Braverman expressed concerns about the pro-Palestinian marches, which commenced last month in response to the Gaza siege.

She cited “violence on the periphery” and the presence of “highly offensive” chants, posters, and stickers as grounds for her apprehension.

“Unfortunately, there is a perception that senior police officers play favourites when it comes to protesters,” she said.

“Right-wing and nationalist protesters who engage in aggression are rightly met with a stern response yet pro-Palestinian mobs displaying almost identical behaviour are largely ignored, even when clearly breaking the law.”

She further said that she perceived the marches not as a mere plea for assistance for Gaza but as a display of dominance by certain groups, particularly Islamists, similar to the demonstrations we are more accustomed to witnessing in Northern Ireland.

An individual close to the home secretary clarified that her remark was directed towards the actions of “dissident republicans.”

In response to the article, one Conservative Party source condemned the comparison with Northern Ireland as “completely offensive and ignorant.”

In a statement posted on social media, Cooper accused Braverman of attempting to undermine the operational independence of the police and “inflame community tensions.”

She asserted Braverman is “out of control” and deliberately seeking to incite political division around Remembrance Day, a time when the entire country should unite to honour the sacrifices of the past.

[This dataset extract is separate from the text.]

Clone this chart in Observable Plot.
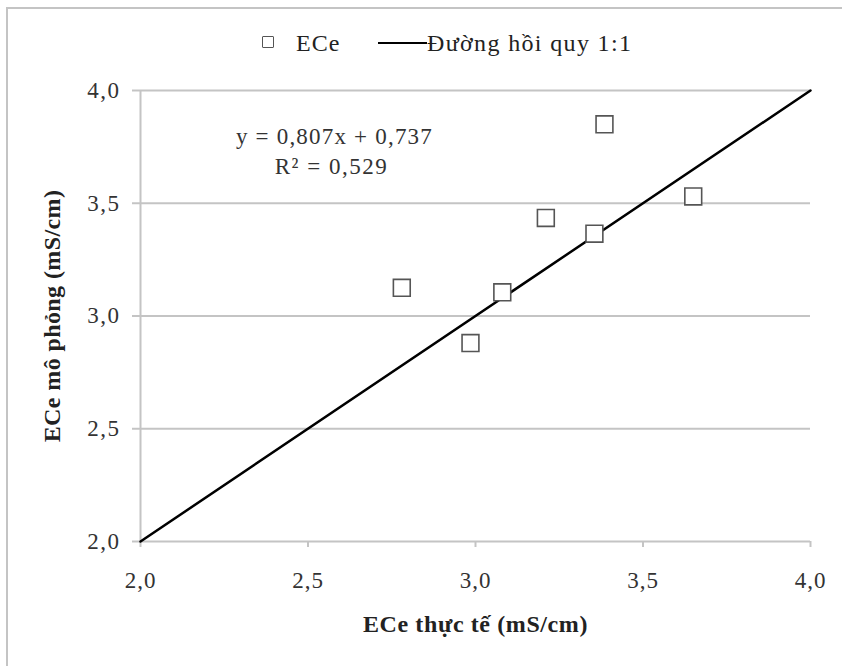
<!DOCTYPE html>
<html>
<head>
<meta charset="utf-8">
<script src="https://cdn.jsdelivr.net/npm/d3@7"></script>
<script src="https://cdn.jsdelivr.net/npm/@observablehq/plot@0.6"></script>
<style>
  html, body { margin: 0; padding: 0; background: #fff; overflow: hidden; }
  #wrap { position: relative; width: 842px; height: 666px; overflow: hidden; font-family: "Liberation Serif", "Times New Roman", serif; }
  #chart svg { display: block; }
  #chart g[aria-label="y-axis tick label"] text { letter-spacing: 1.5px; }
  #chart g[aria-label="x-axis tick label"] text { letter-spacing: 1px; }
  #frame { position: absolute; left: 6px; top: 7px; width: 1000px; height: 1000px; border-left: 2px solid #c4c4c4; border-top: 2px solid #c4c4c4; pointer-events: none; }
  #legend { position: absolute; top: 0; left: 0; width: 842px; height: 70px; font-size: 24px; line-height: 24px; color: #222; }
  .sq { position: absolute; left: 262px; top: 36px; width: 10px; height: 10px; border: 1.6px solid #555; border-radius: 1px; }
  .lbl1 { position: absolute; left: 296px; top: 31px; letter-spacing: 1px; }
  .ln { position: absolute; left: 378px; top: 42px; width: 49px; height: 0; border-top: 2.5px solid #000; }
  .lbl2 { position: absolute; left: 427px; top: 31px; letter-spacing: 1.35px; }
</style>
</head>
<body>
<div id="wrap">
  <div id="chart"></div>
  <div id="frame"></div>
  <div id="legend">
    <div class="sq"></div><div class="lbl1">ECe</div>
    <div class="ln"></div><div class="lbl2">Đường hồi quy 1:1</div>
  </div>
</div>
<script>
// Observed ECe (x) vs simulated ECe (y), mS/cm
const ecActual    = [2.78, 2.985, 3.08, 3.21, 3.355, 3.385, 3.65];
const ecSimulated = [3.125, 2.88, 3.105, 3.435, 3.365, 3.85, 3.53];
const lineX = [2.0, 4.0];          // 1:1 line
const xTicks = [2.0, 2.5, 3.0, 3.5, 4.0];
const yTicks = [2.0, 2.5, 3.0, 3.5, 4.0];
const gridTicks = [2.5, 3.0, 3.5, 4.0];
const equationLines = ["y = 0,807x + 0,737", "R² = 0,529"];
const xLabel = "ECe thực tế (mS/cm)";
const yLabel = "ECe mô phỏng (mS/cm)";

const points = ecActual.map((x, i) => ({x, y: ecSimulated[i]}));
const oneToOne = lineX.map(v => ({x: v, y: v}));
const fmt = d => d.toFixed(1).replace(".", ",");
const font = "'Liberation Serif', 'Times New Roman', serif";

const chart = Plot.plot({
  width: 842,
  height: 666,
  marginLeft: 140,
  marginRight: 32,
  marginTop: 90,
  marginBottom: 125,
  style: {fontFamily: font, fontSize: "23px", color: "#333", background: "transparent"},
  x: {domain: [2, 4]},
  y: {domain: [2, 4]},
  marks: [
    Plot.gridY(gridTicks, {stroke: "#c4c4c4", strokeOpacity: 1, strokeWidth: 2}),
    Plot.ruleX([2], {stroke: "#c4c4c4", strokeWidth: 2}),
    Plot.ruleY([2], {stroke: "#c4c4c4", strokeWidth: 2}),
    Plot.axisY({ticks: yTicks, tickFormat: fmt, tickSize: 8, tickPadding: 12, stroke: "#c4c4c4", strokeWidth: 2, label: null, fill: "#333", fontSize: 23, fontFamily: font}),
    Plot.axisX({ticks: xTicks, tickFormat: fmt, tickSize: 6, tickPadding: 24, stroke: "#c4c4c4", strokeWidth: 2, label: null, fill: "#333", fontSize: 23, fontFamily: font}),
    Plot.line(oneToOne, {x: "x", y: "y", stroke: "#000", strokeWidth: 2.5}),
    Plot.dot(points, {x: "x", y: "y", symbol: "square", r: 9.5, stroke: "#555", strokeWidth: 1.6, fill: "white"}),
    Plot.text([equationLines[0]], {x: 2.579, y: 3.797, text: d => d, fill: "#333", fontSize: 23, fontFamily: font}),
    Plot.text([equationLines[1]], {x: 2.57, y: 3.664, text: d => d, fill: "#333", fontSize: 23, fontFamily: font}),
    Plot.text([xLabel], {frameAnchor: "bottom", dy: 90, text: d => d, fontWeight: "bold", fontSize: 24, fill: "#222", fontFamily: font}),
    Plot.text([yLabel], {frameAnchor: "left", textAnchor: "middle", dx: -88, rotate: -90, text: d => d, fontWeight: "bold", fontSize: 24, fill: "#222", fontFamily: font})
  ]
});
const spacing = new Map([[equationLines[0], "1.2px"], [equationLines[1], "1.5px"], [xLabel, "0.6px"], [yLabel, "0.4px"]]);
d3.select(chart).selectAll("text").each(function() {
  const s = spacing.get(this.textContent);
  if (s) this.style.letterSpacing = s;
});
document.getElementById("chart").appendChild(chart);
</script>
</body>
</html>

“No other Home Secretary of any party would ever do this,” she said.

Khan denounced the article as “inaccurate, inflammatory, and irresponsible” and urged Braverman to assist the police in maintaining public safety during this sensitive period, rather than hindering their efforts.

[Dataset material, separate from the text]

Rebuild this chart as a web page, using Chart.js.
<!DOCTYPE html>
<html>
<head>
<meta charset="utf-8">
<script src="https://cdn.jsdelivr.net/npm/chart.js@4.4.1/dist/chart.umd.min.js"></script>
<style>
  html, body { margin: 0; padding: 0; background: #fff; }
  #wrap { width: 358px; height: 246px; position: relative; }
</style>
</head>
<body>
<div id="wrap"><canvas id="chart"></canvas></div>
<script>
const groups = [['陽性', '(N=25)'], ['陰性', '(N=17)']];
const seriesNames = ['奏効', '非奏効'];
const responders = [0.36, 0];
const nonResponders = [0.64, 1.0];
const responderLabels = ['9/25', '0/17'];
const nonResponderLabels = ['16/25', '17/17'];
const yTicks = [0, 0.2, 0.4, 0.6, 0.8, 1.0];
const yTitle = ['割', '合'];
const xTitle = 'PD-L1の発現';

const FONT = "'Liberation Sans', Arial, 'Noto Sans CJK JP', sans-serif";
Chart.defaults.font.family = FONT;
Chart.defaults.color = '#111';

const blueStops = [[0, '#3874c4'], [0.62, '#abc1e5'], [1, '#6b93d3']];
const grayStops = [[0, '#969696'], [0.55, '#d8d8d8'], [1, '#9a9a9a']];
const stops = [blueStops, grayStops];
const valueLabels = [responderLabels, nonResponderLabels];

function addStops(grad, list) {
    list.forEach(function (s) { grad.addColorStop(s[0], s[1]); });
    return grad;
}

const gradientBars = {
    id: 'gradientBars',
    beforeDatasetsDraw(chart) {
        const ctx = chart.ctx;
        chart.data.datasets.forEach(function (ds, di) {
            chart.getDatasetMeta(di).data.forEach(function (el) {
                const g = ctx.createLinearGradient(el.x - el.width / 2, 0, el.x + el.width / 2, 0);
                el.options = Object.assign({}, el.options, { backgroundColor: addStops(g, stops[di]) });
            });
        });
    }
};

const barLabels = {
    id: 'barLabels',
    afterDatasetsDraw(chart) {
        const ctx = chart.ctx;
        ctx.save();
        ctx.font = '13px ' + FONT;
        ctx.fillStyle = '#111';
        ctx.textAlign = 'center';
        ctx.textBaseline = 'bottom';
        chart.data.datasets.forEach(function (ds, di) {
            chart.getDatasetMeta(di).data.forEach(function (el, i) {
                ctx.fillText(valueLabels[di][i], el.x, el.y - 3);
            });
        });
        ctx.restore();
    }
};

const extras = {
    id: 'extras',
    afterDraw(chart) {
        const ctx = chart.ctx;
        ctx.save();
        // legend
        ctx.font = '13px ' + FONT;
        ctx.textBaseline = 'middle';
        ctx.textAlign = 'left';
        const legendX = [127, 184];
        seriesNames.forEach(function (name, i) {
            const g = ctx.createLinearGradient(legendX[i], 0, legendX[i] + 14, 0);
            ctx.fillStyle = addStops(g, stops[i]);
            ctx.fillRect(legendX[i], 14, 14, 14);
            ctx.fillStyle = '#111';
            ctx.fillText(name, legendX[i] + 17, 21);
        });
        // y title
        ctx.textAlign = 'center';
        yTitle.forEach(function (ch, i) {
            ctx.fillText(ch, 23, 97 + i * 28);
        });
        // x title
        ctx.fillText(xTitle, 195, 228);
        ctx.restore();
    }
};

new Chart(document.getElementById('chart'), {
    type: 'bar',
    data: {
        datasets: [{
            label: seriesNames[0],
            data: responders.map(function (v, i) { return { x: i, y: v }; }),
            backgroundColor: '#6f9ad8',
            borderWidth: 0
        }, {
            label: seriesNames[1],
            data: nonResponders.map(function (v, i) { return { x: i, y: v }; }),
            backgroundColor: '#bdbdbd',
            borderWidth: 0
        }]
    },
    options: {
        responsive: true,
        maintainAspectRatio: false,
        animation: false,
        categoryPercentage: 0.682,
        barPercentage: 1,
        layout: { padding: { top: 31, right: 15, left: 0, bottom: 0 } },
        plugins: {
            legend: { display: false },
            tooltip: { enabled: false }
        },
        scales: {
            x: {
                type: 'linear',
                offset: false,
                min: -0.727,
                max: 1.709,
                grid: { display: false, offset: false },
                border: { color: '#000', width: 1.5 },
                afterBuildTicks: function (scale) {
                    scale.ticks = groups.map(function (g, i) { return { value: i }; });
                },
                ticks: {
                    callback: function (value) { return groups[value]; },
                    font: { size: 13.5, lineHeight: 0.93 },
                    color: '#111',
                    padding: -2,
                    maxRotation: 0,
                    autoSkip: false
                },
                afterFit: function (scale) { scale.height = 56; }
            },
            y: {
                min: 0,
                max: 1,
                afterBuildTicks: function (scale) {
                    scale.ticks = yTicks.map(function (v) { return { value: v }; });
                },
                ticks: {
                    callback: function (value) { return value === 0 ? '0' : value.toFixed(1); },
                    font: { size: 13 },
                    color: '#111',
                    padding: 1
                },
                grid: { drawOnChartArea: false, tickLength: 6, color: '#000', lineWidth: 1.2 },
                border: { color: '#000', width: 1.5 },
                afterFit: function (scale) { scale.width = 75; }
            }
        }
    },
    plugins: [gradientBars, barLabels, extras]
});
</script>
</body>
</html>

Sir Tom Winsor, a former Chief Inspector of Her Majesty’s Constabulary, remarked on BBC Radio 4’s Today programme that Braverman’s decision to publish the article was “unusual”, “unprecedented,” and at odds with the longstanding constitutional agreement with the police.

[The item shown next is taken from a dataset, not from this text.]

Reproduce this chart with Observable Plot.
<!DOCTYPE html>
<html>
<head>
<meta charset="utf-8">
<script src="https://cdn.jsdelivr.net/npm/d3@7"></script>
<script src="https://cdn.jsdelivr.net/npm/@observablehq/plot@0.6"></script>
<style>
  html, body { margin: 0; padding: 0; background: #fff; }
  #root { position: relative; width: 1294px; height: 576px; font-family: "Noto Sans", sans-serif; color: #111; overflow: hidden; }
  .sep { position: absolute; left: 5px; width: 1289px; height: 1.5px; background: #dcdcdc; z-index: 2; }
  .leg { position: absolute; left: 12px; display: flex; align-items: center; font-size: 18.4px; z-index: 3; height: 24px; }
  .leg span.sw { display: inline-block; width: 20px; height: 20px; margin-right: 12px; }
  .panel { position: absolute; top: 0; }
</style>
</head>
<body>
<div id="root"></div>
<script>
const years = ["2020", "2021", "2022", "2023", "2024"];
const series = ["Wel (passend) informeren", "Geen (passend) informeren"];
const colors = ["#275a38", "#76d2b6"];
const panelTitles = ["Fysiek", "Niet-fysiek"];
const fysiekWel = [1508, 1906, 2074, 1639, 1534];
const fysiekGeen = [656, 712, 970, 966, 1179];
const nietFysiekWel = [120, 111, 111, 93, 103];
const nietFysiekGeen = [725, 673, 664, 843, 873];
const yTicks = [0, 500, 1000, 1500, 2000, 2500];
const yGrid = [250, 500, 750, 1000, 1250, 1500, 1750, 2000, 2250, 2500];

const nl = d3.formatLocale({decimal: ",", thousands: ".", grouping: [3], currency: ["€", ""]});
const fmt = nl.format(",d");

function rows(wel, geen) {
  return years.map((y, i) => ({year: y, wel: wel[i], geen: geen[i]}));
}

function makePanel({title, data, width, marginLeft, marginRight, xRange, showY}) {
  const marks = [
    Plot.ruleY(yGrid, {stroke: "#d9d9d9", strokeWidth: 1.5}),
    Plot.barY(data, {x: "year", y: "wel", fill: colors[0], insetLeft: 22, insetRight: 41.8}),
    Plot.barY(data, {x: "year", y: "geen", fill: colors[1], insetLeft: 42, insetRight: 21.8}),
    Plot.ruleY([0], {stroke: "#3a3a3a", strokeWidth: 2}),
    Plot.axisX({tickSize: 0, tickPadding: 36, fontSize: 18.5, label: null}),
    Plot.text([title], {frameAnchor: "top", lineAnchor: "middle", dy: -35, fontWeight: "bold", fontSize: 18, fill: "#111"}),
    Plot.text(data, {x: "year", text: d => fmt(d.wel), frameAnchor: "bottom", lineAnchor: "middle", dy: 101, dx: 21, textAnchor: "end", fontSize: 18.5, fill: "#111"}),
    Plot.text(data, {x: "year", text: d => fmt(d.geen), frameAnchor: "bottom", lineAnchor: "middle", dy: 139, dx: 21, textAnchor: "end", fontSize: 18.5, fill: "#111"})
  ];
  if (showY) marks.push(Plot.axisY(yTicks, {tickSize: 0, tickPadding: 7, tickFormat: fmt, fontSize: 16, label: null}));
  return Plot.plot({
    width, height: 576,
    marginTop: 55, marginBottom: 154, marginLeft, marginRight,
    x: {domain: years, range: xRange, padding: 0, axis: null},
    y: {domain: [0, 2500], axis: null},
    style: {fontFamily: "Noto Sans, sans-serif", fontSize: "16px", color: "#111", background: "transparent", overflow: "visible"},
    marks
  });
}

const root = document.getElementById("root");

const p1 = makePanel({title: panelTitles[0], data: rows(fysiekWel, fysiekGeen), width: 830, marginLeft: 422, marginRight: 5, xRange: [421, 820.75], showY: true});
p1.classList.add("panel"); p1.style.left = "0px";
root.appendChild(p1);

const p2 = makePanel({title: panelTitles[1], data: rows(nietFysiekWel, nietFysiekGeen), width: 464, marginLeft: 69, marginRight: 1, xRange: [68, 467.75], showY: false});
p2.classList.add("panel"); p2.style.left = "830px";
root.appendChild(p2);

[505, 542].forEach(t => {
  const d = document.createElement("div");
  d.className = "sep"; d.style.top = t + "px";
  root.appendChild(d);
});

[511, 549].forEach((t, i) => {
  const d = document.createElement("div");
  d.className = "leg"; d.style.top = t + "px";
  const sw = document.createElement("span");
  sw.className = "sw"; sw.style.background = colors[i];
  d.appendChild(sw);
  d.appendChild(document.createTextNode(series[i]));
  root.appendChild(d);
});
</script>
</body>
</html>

Winsor’s assertion that Braverman’s comments have complicated Sir Mark’s ability to secure approval for a potential march ban in the coming days was echoed by Lord Greenhalgh, who served as deputy mayor for policing and crime during Boris Johnson’s reign as London mayor.

He said that Braverman had “crossed a line” by publicly speaking about the matter, adding that an effective relationship with the police requires both support and challenge, based on a foundation of trust and the home secretary’s actions fall short of this standard.

Additionally, Liberal Democrat home affairs spokesman Alistair Carmichael criticised Braverman of “running a Conservative party leadership campaign, not the Home Office.”

He said that instead of collaborating with the police, she is making their already difficult jobs even more challenging.